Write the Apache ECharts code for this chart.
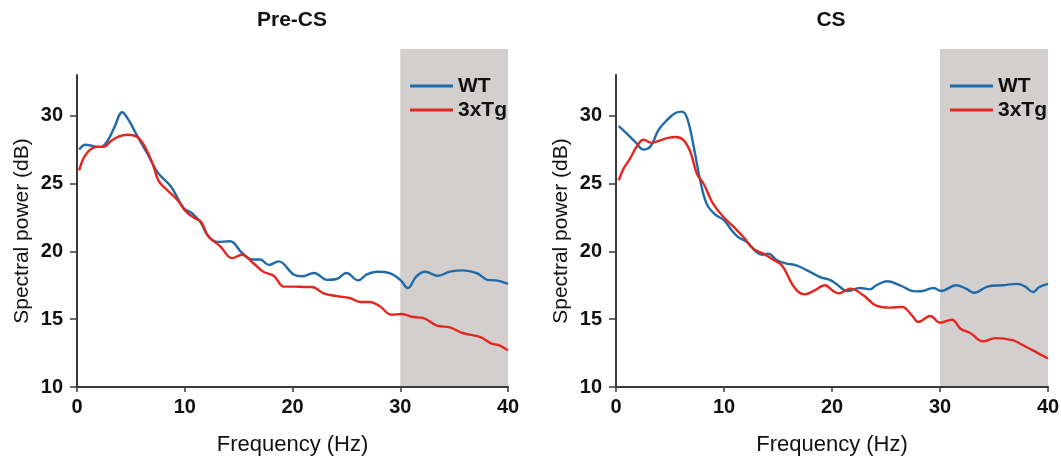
<!DOCTYPE html>
<html>
<head>
<meta charset="utf-8">
<script src="https://cdn.jsdelivr.net/npm/echarts@6/dist/echarts.min.js"></script>
<style>
  html, body { margin: 0; padding: 0; background: #fff; }
  #chart { width: 1061px; height: 457px; }
</style>
</head>
<body>
<div id="chart"></div>
<script>
// values
var panelTitles = ["Pre-CS", "CS"];
var seriesNames = ["WT", "3xTg"];
var xTicks = [0, 10, 20, 30, 40];
var yTicks = [10, 15, 20, 25, 30];
var band = [30, 40];

var preWtHz = [0.2, 0.8, 1.6, 2.2, 2.8, 3.45, 4.2, 4.7, 5.6, 6.5, 7.5, 8.7, 9.9, 10.7, 11.5, 12.1, 13.0, 14.2, 15.3, 16.25, 17.0, 17.8, 18.7, 20.1, 20.9, 22.0, 23.2, 24.1, 25.0, 26.1, 26.9, 27.8, 29.0, 30.0, 30.7, 31.5, 32.3, 33.5, 34.6, 35.8, 37.1, 38.1, 38.9, 40];
var preWt = [27.5, 27.86, 27.74, 27.7, 28.1, 29.1, 30.25, 29.8, 28.5, 27.25, 25.8, 24.8, 23.2, 22.8, 22.1, 21.2, 20.7, 20.74, 19.9, 19.4, 19.4, 19.0, 19.26, 18.3, 18.16, 18.4, 17.9, 17.96, 18.4, 17.86, 18.3, 18.5, 18.4, 17.9, 17.3, 18.16, 18.5, 18.2, 18.5, 18.6, 18.4, 17.9, 17.86, 17.6];

var preTgHz = [0.2, 0.7, 1.3, 1.9, 2.5, 3.1, 3.9, 4.7, 5.6, 6.2, 7.0, 7.6, 8.4, 9.3, 10.1, 10.9, 11.5, 12.2, 13.3, 14.4, 15.3, 16.4, 17.3, 18.25, 19.2, 20.1, 21.3, 21.8, 22.9, 24.1, 25.3, 26.3, 27.2, 28.1, 29.2, 30.1, 31.2, 32.1, 33.4, 34.6, 35.8, 37.4, 38.5, 39.2, 40];
var preTg = [25.97, 27.0, 27.54, 27.7, 27.7, 28.1, 28.48, 28.6, 28.43, 27.86, 26.5, 25.16, 24.5, 23.8, 22.95, 22.46, 22.2, 21.1, 20.37, 19.5, 19.75, 19.1, 18.5, 18.2, 17.4, 17.4, 17.37, 17.37, 16.9, 16.7, 16.56, 16.27, 16.27, 15.95, 15.33, 15.38, 15.16, 15.09, 14.52, 14.4, 13.98, 13.69, 13.2, 13.07, 12.7];

var csWtHz = [0.25, 1.0, 1.8, 2.55, 3.2, 3.9, 4.7, 5.5, 6.1, 6.6, 7.2, 7.8, 8.4, 9.2, 10.0, 10.6, 11.3, 12.1, 13.0, 13.5, 14.1, 14.9, 15.8, 16.7, 17.7, 18.9, 19.8, 20.4, 21.4, 22.6, 23.5, 24.1, 25.1, 26.3, 27.7, 28.4, 29.4, 30.1, 31.5, 32.4, 33.2, 34.4, 35.8, 37.1, 37.9, 38.6, 39.2, 40];
var csWt = [29.24, 28.67, 28.06, 27.5, 27.74, 28.9, 29.66, 30.2, 30.3, 29.78, 27.7, 25.23, 23.5, 22.7, 22.3, 21.67, 21.06, 20.7, 19.95, 19.75, 19.83, 19.34, 19.1, 18.97, 18.6, 18.1, 17.9, 17.6, 17.08, 17.3, 17.2, 17.5, 17.8, 17.5, 17.05, 17.08, 17.3, 17.08, 17.5, 17.25, 16.95, 17.4, 17.5, 17.6, 17.4, 17.0, 17.37, 17.6];

var csTgHz = [0.25, 0.7, 1.3, 1.9, 2.55, 3.3, 4.1, 4.9, 5.5, 6.25, 6.9, 7.5, 8.1, 9.0, 10.0, 10.9, 11.8, 12.7, 13.65, 14.4, 15.35, 16.3, 16.9, 17.5, 18.3, 19.35, 20.1, 20.6, 21.7, 22.9, 24.1, 25.4, 26.5, 27.4, 28.0, 29.1, 30.0, 31.1, 31.9, 32.8, 34.0, 35.1, 36.8, 37.5, 38.6, 40];
var csTg = [25.23, 26.1, 26.83, 27.7, 28.23, 28.0, 28.18, 28.38, 28.43, 28.2, 27.3, 25.7, 25.0, 23.5, 22.5, 21.8, 21.06, 20.2, 19.83, 19.46, 18.97, 17.6, 17.0, 16.83, 17.08, 17.5, 17.08, 16.9, 17.25, 16.76, 16.0, 15.85, 15.9, 15.28, 14.8, 15.23, 14.74, 14.96, 14.3, 13.98, 13.37, 13.6, 13.44, 13.15, 12.7, 12.1];

function pairs(xs, ys) {
    return xs.map(function (x, i) { return [x, ys[i]]; });
}

var font = "Liberation Sans, Arial, sans-serif";
var blue = "#1f6aa8";
var red = "#e3271f";
var axisColor = "#3a3a3a";

var panels = [
    { left: 77, right: 553, wt: pairs(preWtHz, preWt), tg: pairs(preTgHz, preTg), titleX: 292, legendX: 410 },
    { left: 616, right: 13, wt: pairs(csWtHz, csWt), tg: pairs(csTgHz, csTg), titleX: 831, legendX: 950 }
];

var grid = [], xAxis = [], yAxis = [], series = [], title = [], legend = [];

panels.forEach(function (p, k) {
    // main plot grid
    grid.push({ left: p.left, right: p.right, top: 75, bottom: 70, outerBoundsMode: "none", containLabel: false });
    // grid for the grey band, reaching a bit higher than the axis
    grid.push({ left: p.left, right: p.right, top: 49, bottom: 70, outerBoundsMode: "none", containLabel: false });

    var gMain = k * 2, gBand = k * 2 + 1;

    xAxis.push({
        type: "value", gridIndex: gMain, min: 0, max: 40, interval: 10,
        name: "Frequency (Hz)", nameLocation: "middle", nameGap: 47,
        nameTextStyle: { fontFamily: font, fontSize: 22, color: "#111" },
        axisLine: { show: true, lineStyle: { color: axisColor, width: 2 } },
        axisTick: { show: true, length: 5, customValues: xTicks, lineStyle: { color: axisColor, width: 1.5 } },
        axisLabel: { fontFamily: font, fontSize: 20, fontWeight: "bold", color: "#111", margin: 10, customValues: xTicks },
        splitLine: { show: false },
        z: 5
    });
    xAxis.push({ type: "value", gridIndex: gBand, min: 0, max: 40, show: false });

    yAxis.push({
        type: "value", gridIndex: gMain, min: 10, max: 33,
        name: "Spectral power (dB)", nameLocation: "middle", nameGap: 44,
        nameTextStyle: { fontFamily: font, fontSize: 21, color: "#111" },
        axisLine: { show: true, lineStyle: { color: axisColor, width: 2 } },
        axisTick: { show: true, length: 7, customValues: yTicks, lineStyle: { color: axisColor, width: 1.5 } },
        axisLabel: { fontFamily: font, fontSize: 20, fontWeight: "bold", color: "#111", margin: 14, customValues: yTicks },
        splitLine: { show: false },
        z: 5
    });
    yAxis.push({ type: "value", gridIndex: gBand, min: 0, max: 1, show: false });

    series.push({
        type: "line", xAxisIndex: gBand, yAxisIndex: gBand,
        data: [], silent: true, z: 0,
        markArea: {
            silent: true,
            itemStyle: { color: "#d3cfcf" },
            data: [[{ xAxis: band[0] }, { xAxis: band[1] }]]
        }
    });
    series.push({
        name: seriesNames[0], type: "line", xAxisIndex: gMain, yAxisIndex: gMain,
        data: p.wt, smooth: 0.4, symbol: "none", z: 4,
        lineStyle: { color: blue, width: 2.4 }, itemStyle: { color: blue }
    });
    series.push({
        name: seriesNames[1], type: "line", xAxisIndex: gMain, yAxisIndex: gMain,
        data: p.tg, smooth: 0.4, symbol: "none", z: 4,
        lineStyle: { color: red, width: 2.4 }, itemStyle: { color: red }
    });

    title.push({
        text: panelTitles[k], left: p.titleX, top: 10, textAlign: "center", padding: 0,
        textStyle: { fontFamily: font, fontSize: 21, fontWeight: "bold", color: "#111" }
    });

    legend.push({
        data: seriesNames, orient: "vertical", left: p.legendX, top: 75, padding: 0,
        icon: "rect", itemWidth: 43, itemHeight: 3, itemGap: 2,
        textStyle: { fontFamily: font, fontSize: 21, fontWeight: "bold", color: "#111", lineHeight: 22 },
        selectedMode: false
    });
});

var myChart = echarts.init(document.getElementById("chart"));
myChart.setOption({
    animation: false,
    backgroundColor: "#fff",
    title: title,
    legend: legend,
    grid: grid,
    xAxis: xAxis,
    yAxis: yAxis,
    series: series
});
</script>
</body>
</html>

• • • • •

**SET EXERCISE**
Restate only the lines running from the start of the material above through the line containing "var band = [30, 40];", ends included. No pictures.

**SOLUTION TO THIS TASK**
Write the Apache ECharts code for this chart.
<!DOCTYPE html>
<html>
<head>
<meta charset="utf-8">
<script src="https://cdn.jsdelivr.net/npm/echarts@6/dist/echarts.min.js"></script>
<style>
  html, body { margin: 0; padding: 0; background: #fff; }
  #chart { width: 1061px; height: 457px; }
</style>
</head>
<body>
<div id="chart"></div>
<script>
// values
var panelTitles = ["Pre-CS", "CS"];
var seriesNames = ["WT", "3xTg"];
var xTicks = [0, 10, 20, 30, 40];
var yTicks = [10, 15, 20, 25, 30];
var band = [30, 40];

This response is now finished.